Right Effort on a Hot Day

September 08, 2024

The Pali word for meditation, bhavana, means to create, to build, to bring into being. We’re trying to bring into being some good qualities in our minds: mindfulness, the ability to keep something in mind; alertness, the ability to watch what you’re doing while you’re doing it; and ardency, the desire to do this well, putting in the effort when you have to put in the effort, watching the things that need to be watched; doing away with things that need to be done away with; and then building things that need to be built inside.

We can read about the Dhamma. We can listen to the Dhamma. And it can give us some good ideas about how to run our lives. But for us to have the strength to do what the Dhamma teaches, we need to develop some good qualities, so that we not only know the names of “mindfulness,” “alertness,” and “ardency,” but we also really have these qualities in our minds.

On a hot day like this, it may not sound like a good thing to do, to be building things in the mind, but you realize the effort that goes into that is not like a physical effort. It doesn’t make you sweaty. And the ability to think skillful thoughts doesn’t take anything more out of you than the ability to think unskillful thoughts. It takes a little more determination, but it’s not going to heat up your system. In fact, it can cool things down.

So try to cool the mind down with thoughts of goodwill. You have trouble meditating on your breath? Then just think, “May all beings be happy” and hold that one thought in mind. And think about its implications. What does it mean to be happy? It means that you create the causes for happiness inside—which means that if you know someone who’s been very unskillful in his or her behavior, having goodwill for them means: May they see the error of their ways and be willing to make a change. That’s a thought you can have for anybody without hypocrisy at all. And it’s a thought you should have for yourself, too.

We don’t want to settle for anything less than real happiness. That means we have to build the causes inside. But the causes, again, are not the kind of thing to require that you stand out in the sun and sweat a lot. But they do mean that you don’t let the heat of the day get in the way of your building good things inside. You don’t have to comment on the heat. The heat’s there. It comes and it goes. Your commenting on it is not going to make it go away any faster. And complaining about it doesn’t make it go away any faster.

Remind yourself you still have the ability to think skillful thoughts inside. Or you can be really still with your breath. You can be still with the breath no matter what the temperature is outside. You’re going to create good things inside regardless of outside conditions. Because outside conditions—well just look at your own body. It’s going to get older, it’s going to get sick, and it’s going to die. And you want to have a mind that’s strong enough so that it doesn’t get affected by those things—that you can still think good thoughts and have good intentions, regardless of what the body is doing. So you want to get good practice now, while the body is still healthy, still relatively strong. And develop that habit—realize, okay, there are certain things you can’t do because it’s hot outside. But there are a lot of good things that you can do inside your mind, regardless. So focus your attention there.

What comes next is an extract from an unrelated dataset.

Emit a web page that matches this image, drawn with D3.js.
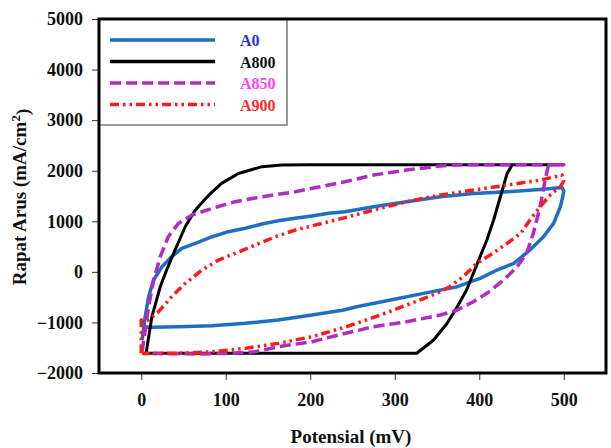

As Ajaan Maha Boowa once told an old woman who was thinking of transcribing some of his Dharma talks—and she was kind of afraid that she wouldn’t be able to complete the job because her eyesight wasn’t good, and she was getting kind of old. She was in her 80s: He said, “See how much goodness you can squeeze out of this body before you have to throw it away.” In other words, don’t focus on your limitations, focus on the areas where there still is good that you can do. Do as much of that as you can.

So even though it’s hot outside, there are still lots of good things you can do inside your mind. Build up good qualities and develop that habit of looking for where you still have an opening to do good. In that way, you find that there are opportunities everywhere, even to your last breath…and then beyond.